◆ DO THIS
Your task is to retype the lines from the opening of the material through the line that includes "color='#878787', width=1.1, pad=9)". Do not copy the pictures.

◆ DATA EXTRACT
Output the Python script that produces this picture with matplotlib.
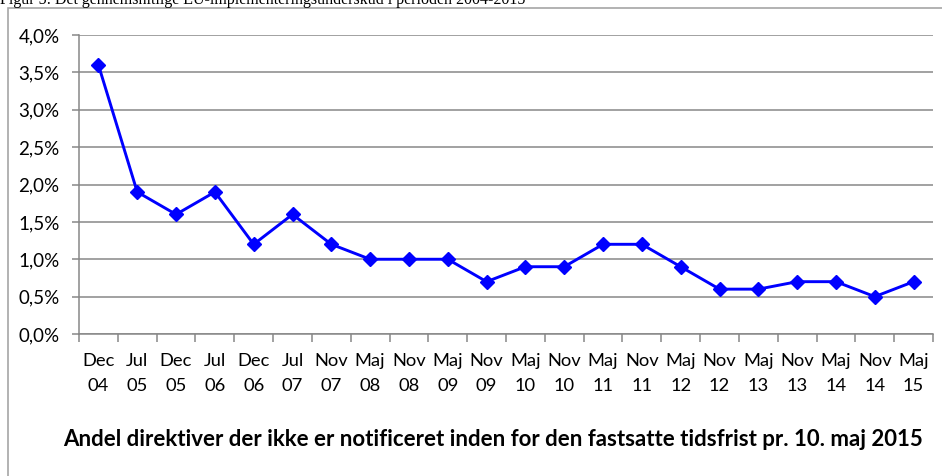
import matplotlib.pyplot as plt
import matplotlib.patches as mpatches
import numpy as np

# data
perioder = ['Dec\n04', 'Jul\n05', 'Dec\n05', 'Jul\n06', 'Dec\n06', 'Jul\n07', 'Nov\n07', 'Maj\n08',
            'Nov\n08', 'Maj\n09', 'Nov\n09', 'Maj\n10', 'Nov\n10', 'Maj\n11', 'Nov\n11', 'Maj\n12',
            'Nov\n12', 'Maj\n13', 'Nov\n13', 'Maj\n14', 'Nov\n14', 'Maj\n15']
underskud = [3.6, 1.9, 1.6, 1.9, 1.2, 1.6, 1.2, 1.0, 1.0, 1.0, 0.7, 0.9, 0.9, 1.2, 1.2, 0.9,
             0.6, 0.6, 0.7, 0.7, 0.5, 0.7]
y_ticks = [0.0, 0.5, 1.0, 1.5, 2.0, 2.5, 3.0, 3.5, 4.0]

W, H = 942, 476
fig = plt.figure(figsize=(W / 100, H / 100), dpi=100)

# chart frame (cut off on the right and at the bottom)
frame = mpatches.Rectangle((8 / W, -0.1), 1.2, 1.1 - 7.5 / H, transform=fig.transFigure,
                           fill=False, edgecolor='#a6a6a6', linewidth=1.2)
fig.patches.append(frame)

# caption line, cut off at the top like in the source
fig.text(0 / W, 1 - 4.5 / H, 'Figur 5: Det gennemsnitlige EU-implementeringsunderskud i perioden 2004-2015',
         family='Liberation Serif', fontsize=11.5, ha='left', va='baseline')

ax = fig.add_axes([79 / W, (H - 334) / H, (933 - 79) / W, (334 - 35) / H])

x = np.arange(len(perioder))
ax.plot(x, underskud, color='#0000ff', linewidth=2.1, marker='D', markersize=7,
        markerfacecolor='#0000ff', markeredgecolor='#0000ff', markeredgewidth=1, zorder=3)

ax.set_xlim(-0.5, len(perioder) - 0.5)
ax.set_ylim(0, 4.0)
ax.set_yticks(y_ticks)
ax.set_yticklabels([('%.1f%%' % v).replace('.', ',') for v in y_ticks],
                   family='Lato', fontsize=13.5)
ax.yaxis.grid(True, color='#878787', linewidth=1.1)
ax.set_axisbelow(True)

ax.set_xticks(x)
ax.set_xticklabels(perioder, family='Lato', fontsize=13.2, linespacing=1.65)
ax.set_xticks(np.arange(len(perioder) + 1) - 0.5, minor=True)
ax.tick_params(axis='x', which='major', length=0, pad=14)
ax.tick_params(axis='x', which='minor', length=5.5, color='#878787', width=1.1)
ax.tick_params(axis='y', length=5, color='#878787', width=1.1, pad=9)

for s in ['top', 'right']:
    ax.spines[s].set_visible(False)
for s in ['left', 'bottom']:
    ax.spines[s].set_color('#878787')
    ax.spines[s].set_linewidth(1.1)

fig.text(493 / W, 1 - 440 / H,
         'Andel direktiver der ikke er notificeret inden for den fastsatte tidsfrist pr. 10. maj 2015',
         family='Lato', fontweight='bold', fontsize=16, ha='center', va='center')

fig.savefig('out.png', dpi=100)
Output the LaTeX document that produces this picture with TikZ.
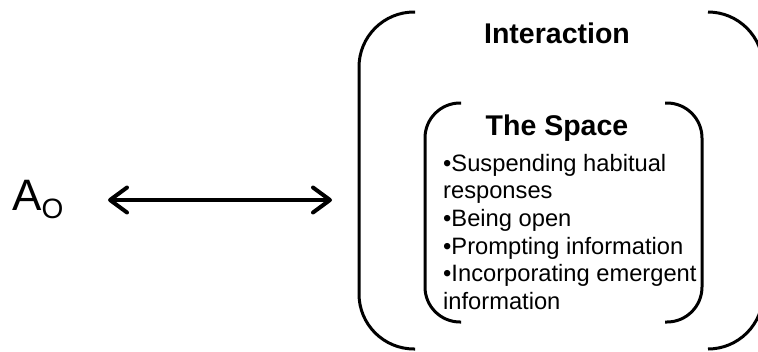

◆ ANSWER TO THE PROBLEM
Output the Python script that produces this picture with matplotlib.
import matplotlib.pyplot as plt
import matplotlib.patches as mpatches
import numpy as np

# data
perioder = ['Dec\n04', 'Jul\n05', 'Dec\n05', 'Jul\n06', 'Dec\n06', 'Jul\n07', 'Nov\n07', 'Maj\n08',
            'Nov\n08', 'Maj\n09', 'Nov\n09', 'Maj\n10', 'Nov\n10', 'Maj\n11', 'Nov\n11', 'Maj\n12',
            'Nov\n12', 'Maj\n13', 'Nov\n13', 'Maj\n14', 'Nov\n14', 'Maj\n15']
underskud = [3.6, 1.9, 1.6, 1.9, 1.2, 1.6, 1.2, 1.0, 1.0, 1.0, 0.7, 0.9, 0.9, 1.2, 1.2, 0.9,
             0.6, 0.6, 0.7, 0.7, 0.5, 0.7]
y_ticks = [0.0, 0.5, 1.0, 1.5, 2.0, 2.5, 3.0, 3.5, 4.0]

W, H = 942, 476
fig = plt.figure(figsize=(W / 100, H / 100), dpi=100)

# chart frame (cut off on the right and at the bottom)
frame = mpatches.Rectangle((8 / W, -0.1), 1.2, 1.1 - 7.5 / H, transform=fig.transFigure,
                           fill=False, edgecolor='#a6a6a6', linewidth=1.2)
fig.patches.append(frame)

# caption line, cut off at the top like in the source
fig.text(0 / W, 1 - 4.5 / H, 'Figur 5: Det gennemsnitlige EU-implementeringsunderskud i perioden 2004-2015',
         family='Liberation Serif', fontsize=11.5, ha='left', va='baseline')

ax = fig.add_axes([79 / W, (H - 334) / H, (933 - 79) / W, (334 - 35) / H])

x = np.arange(len(perioder))
ax.plot(x, underskud, color='#0000ff', linewidth=2.1, marker='D', markersize=7,
        markerfacecolor='#0000ff', markeredgecolor='#0000ff', markeredgewidth=1, zorder=3)

ax.set_xlim(-0.5, len(perioder) - 0.5)
ax.set_ylim(0, 4.0)
ax.set_yticks(y_ticks)
ax.set_yticklabels([('%.1f%%' % v).replace('.', ',') for v in y_ticks],
                   family='Lato', fontsize=13.5)
ax.yaxis.grid(True, color='#878787', linewidth=1.1)
ax.set_axisbelow(True)

ax.set_xticks(x)
ax.set_xticklabels(perioder, family='Lato', fontsize=13.2, linespacing=1.65)
ax.set_xticks(np.arange(len(perioder) + 1) - 0.5, minor=True)
ax.tick_params(axis='x', which='major', length=0, pad=14)
ax.tick_params(axis='x', which='minor', length=5.5, color='#878787', width=1.1)
ax.tick_params(axis='y', length=5, color='#878787', width=1.1, pad=9)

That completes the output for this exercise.